Sports are an important activity when growing up. Communities spend large amounts of money to provide various sporting experiences for the kids. I’ve been known to criticize the focus on sports in Nebraska, but when 11 romans 5I sit back and reflect on my experiences with it and watching my kids and now my grandkids I’m once again reminded of its value. Sports present us with crucial opportunities in life to develop character. Players with character have stability and can be depended on. They will hang in there even when they are losing. They will try their best even when a come-back is impossible. Paul is talking about the Character of Timothy in Philippians 2:22. He describes him, “But you know Timothy’s proven worth, how as a son with a father he has served with me in the gospel.” Timothy was a teammate who proved himself. Paul could count on him.

His “Character” had been proven. That means it’s been tried, tested, and passed with flying colors. He has been through the wars with Paul and has come out stronger. His integrity has been firmly established and proven true. Proven character only comes through tribulations, trials and suffering. Paul has already assured the Philippians that he was rejoicing amidst his trials and encouraged them to do so also. We know, with Paul, the ultimate outcome of our lives so we can persist through any trial or hardship. Through pain and suffering comes “proven worth.” Paul explains this in Romans 5:2-5. He writes, “We exult in hope of the glory of God. And not only this, but we also exult in our tribulations, knowing that tribulation brings about perseverance; and perseverance, proven character; and proven character, hope; and hope does not disappoint, because the love of God has been poured out within our hearts through the Holy Spirit who was given to us” (Rom. 5:2–5).

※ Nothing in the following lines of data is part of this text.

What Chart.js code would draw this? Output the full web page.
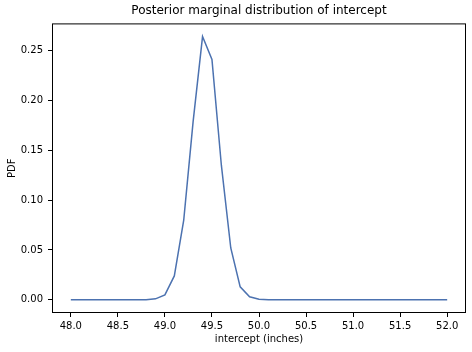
<!DOCTYPE html>
<html>
<head>
<meta charset="utf-8">
<script src="https://cdn.jsdelivr.net/npm/chart.js@4/dist/chart.umd.min.js"></script>
<style>
  html, body { margin: 0; padding: 0; background: #fff; }
  #wrap { width: 472px; height: 352px; }
</style>
</head>
<body>
<div id="wrap"><canvas id="pdfChart" width="472" height="352"></canvas></div>
<script>
// Intercept grid (inches) and the posterior density
const intercepts = [48.0, 48.1, 48.2, 48.3, 48.4, 48.5, 48.6, 48.7, 48.8, 48.9,
                    49.0, 49.1, 49.2, 49.3, 49.4, 49.5, 49.6, 49.7, 49.8, 49.9,
                    50.0, 50.1, 50.2, 50.3, 50.4, 50.5, 50.6, 50.7, 50.8, 50.9,
                    51.0, 51.1, 51.2, 51.3, 51.4, 51.5, 51.6, 51.7, 51.8, 51.9, 52.0];
const pdfValues = [0, 0, 0, 0, 0, 0, 0, 0, 0.0002, 0.001,
                   0.005, 0.024, 0.080, 0.179, 0.264, 0.241, 0.135, 0.052, 0.013, 0.003,
                   0.0005, 0, 0, 0, 0, 0, 0, 0, 0, 0,
                   0, 0, 0, 0, 0, 0, 0, 0, 0, 0, 0];

// Tick labels
const xTicks = [48.0, 48.5, 49.0, 49.5, 50.0, 50.5, 51.0, 51.5, 52.0];
const yTicks = [0.00, 0.05, 0.10, 0.15, 0.20, 0.25];

Chart.defaults.font.family = "'DejaVu Sans', sans-serif";
Chart.defaults.font.size = 10;
Chart.defaults.color = '#000';

// Draw the full axes frame like matplotlib spines
const frame = {
  id: 'frame',
  afterDraw(chart) {
    const a = chart.chartArea;
    const ctx = chart.ctx;
    ctx.save();
    ctx.strokeStyle = '#000';
    ctx.lineWidth = 1;
    ctx.strokeRect(a.left + 0.5, a.top + 0.5, a.right - a.left - 1, a.bottom - a.top - 1);
    ctx.restore();
  }
};

const points = intercepts.map((x, i) => ({x: x, y: pdfValues[i]}));

new Chart(document.getElementById('pdfChart'), {
  type: 'line',
  data: {
    datasets: [{
      data: points,
      borderColor: '#4c72b0',
      borderWidth: 1.5,
      pointRadius: 0,
      tension: 0,
      fill: false
    }]
  },
  options: {
    responsive: false,
    animation: false,
    layout: { padding: { left: 0, right: 6, top: 0, bottom: 0 } },
    plugins: {
      legend: { display: false },
      tooltip: { enabled: false },
      title: {
        display: true,
        fullSize: false,
        text: 'Posterior marginal distribution of intercept',
        font: { size: 12, weight: 'normal' },
        color: '#000',
        padding: { top: 4, bottom: 5 }
      }
    },
    scales: {
      x: {
        type: 'linear',
        min: 47.8,
        max: 52.2,
        afterBuildTicks(s) { s.ticks = xTicks.map(v => ({value: v})); },
        afterFit(s) { s.height = 39; },
        ticks: { callback: v => v.toFixed(1), padding: 3, maxRotation: 0, autoSkip: false },
        grid: { drawOnChartArea: false, drawTicks: true, tickLength: 4, color: '#000' },
        border: { display: false },
        title: { display: true, text: 'intercept (inches)', padding: { top: 0, bottom: 7 } }
      },
      y: {
        min: -0.0132,
        max: 0.2772,
        afterBuildTicks(s) { s.ticks = yTicks.map(v => ({value: v})); },
        afterFit(s) { s.width = 52; },
        ticks: { callback: v => v.toFixed(2), padding: 5, autoSkip: false },
        grid: { drawOnChartArea: false, drawTicks: true, tickLength: 4, color: '#000' },
        border: { display: false },
        title: { display: true, text: 'PDF', padding: { top: 6, bottom: 0 } }
      }
    }
  },
  plugins: [frame]
});
</script>
</body>
</html>
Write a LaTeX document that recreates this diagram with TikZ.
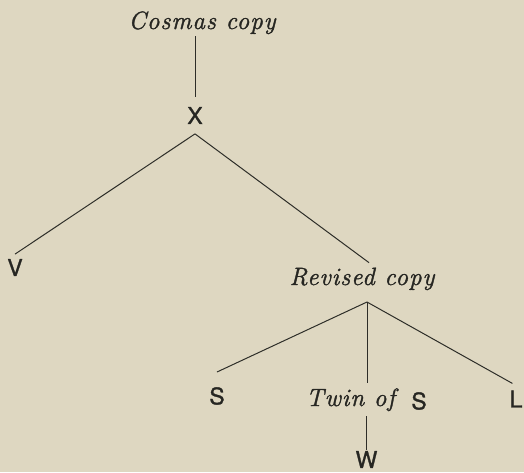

When we speak of Jesus being the Son of God we mean many different things; His deity, His eternity, His very nature and other divine characteristics. But also He was just like His Father. This is so true that He once told an Apostle who wanted to see the Father that if “you have seen me (Jesus), you have seen the Father.” Paul called Timothy his son. Just as God’s Son was given authority on earth, so too was Timothy given authority that Paul had as an Apostle. An important aspect of this sonship is that just as Paul learned character through hardship, he knew that Timothy had learned that lesson alongside of him. Just like Paul, Timothy put himself on the line with all its risks and dangers and through it all cultivated character through trusting God in hard times and suffering. Grant Richison writes, “Character does not come by floating along in life with the flotsam and jetsam.” Character comes as we learn to trust God through hardships. Character is also developed when we trust God enough to step outside of our comfort zone and do something to stretch our boundaries. We love grooves! They are secure. But stepping outside of our little niches in life we can stretch our faith and build character.